While what is happening today is far from ideal, free trade always had an Orwellian twist of being freer for richer countries. This inequality of opportunity in accessing export markets was achieved through myriad mechanisms other than tariffs which put a prohibitive economic burden on developing countries. These non-tariff barriers (NTBs) have taken multiple forms over the years; sometimes as sanitary and phytosanitary (SPS) measures, sometimes as hefty financial obligations on developing economies in the name of trade facilitation and, in the more recent period, concerns around environmental sustainability.

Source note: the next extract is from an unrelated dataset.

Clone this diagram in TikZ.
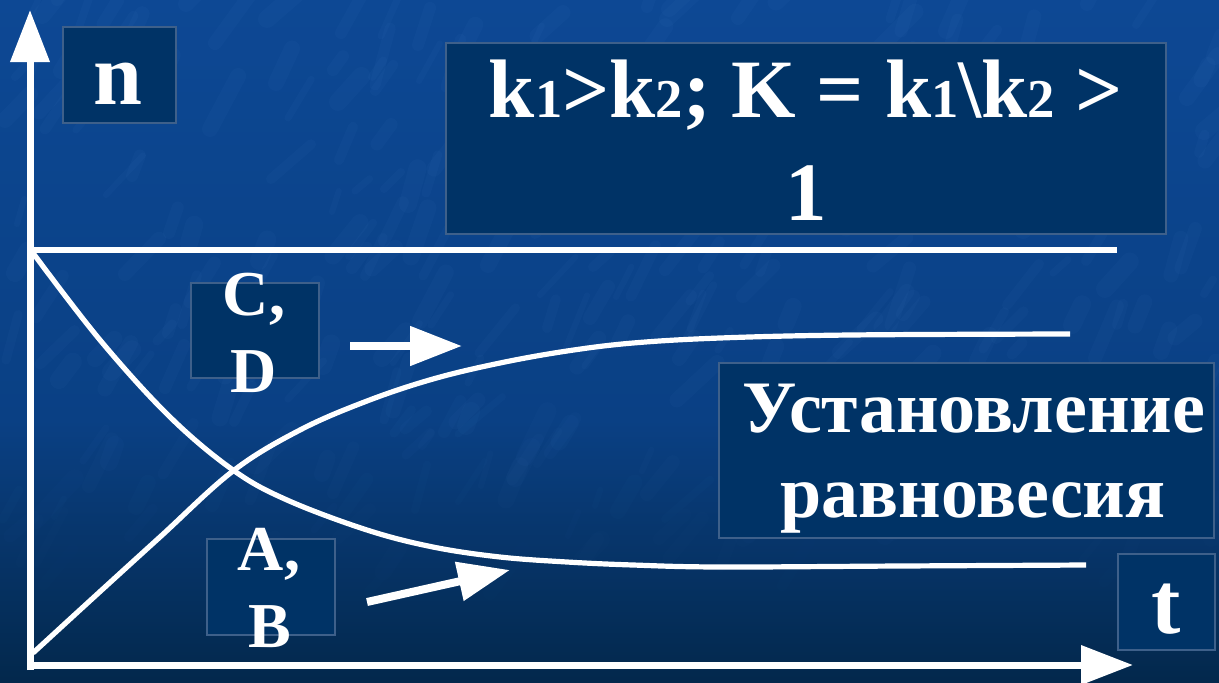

There is nothing wrong in principle with the purpose which these NTBs seek to serve. But the advanced countries dictating them conveniently forget the point about the historical asymmetry in the development of capitalism which means that today’s “clean” rich countries have exploited these “dirty” opportunities to grow their economic fortunes. The grandstanding over the environment on account of advanced economies is particularly hypocritical because their agro-industrial complexes continue to enjoy a large subsidy despite being heavily carbon intensive. That the global climate accord was far from delivering the financial resources that advanced economies should have given to developing countries for mitigation of the climate crisis even before US President Donald Trump killed the Paris deal only makes the entire thing even more obnoxious.
These entrenched asymmetries, when read with the EU insisting on “sustainability” clauses – HT reported it on Monday – in the ongoing Indo-EU Free Trade Agreement (FTA) negotiations are reason enough for India to not agree to such demands. Ceding to such demands will amount to a double injustice: India being shortchanged in the ongoing bilateral negotiations where its exporters lose market access for not adhering to what are extremely expensive standards, and the largest block of advanced economies unfairly imposing these conditions on a developing economy. The importance of holding back against any such concession in the ongoing Indo-EU FTA negotiations is even more important because it could set a precedent in other ongoing negotiations.
This is not to dismiss the importance of environmental sustainability. It is only to reiterate that free trade must also be fair to be palatable to the entire world.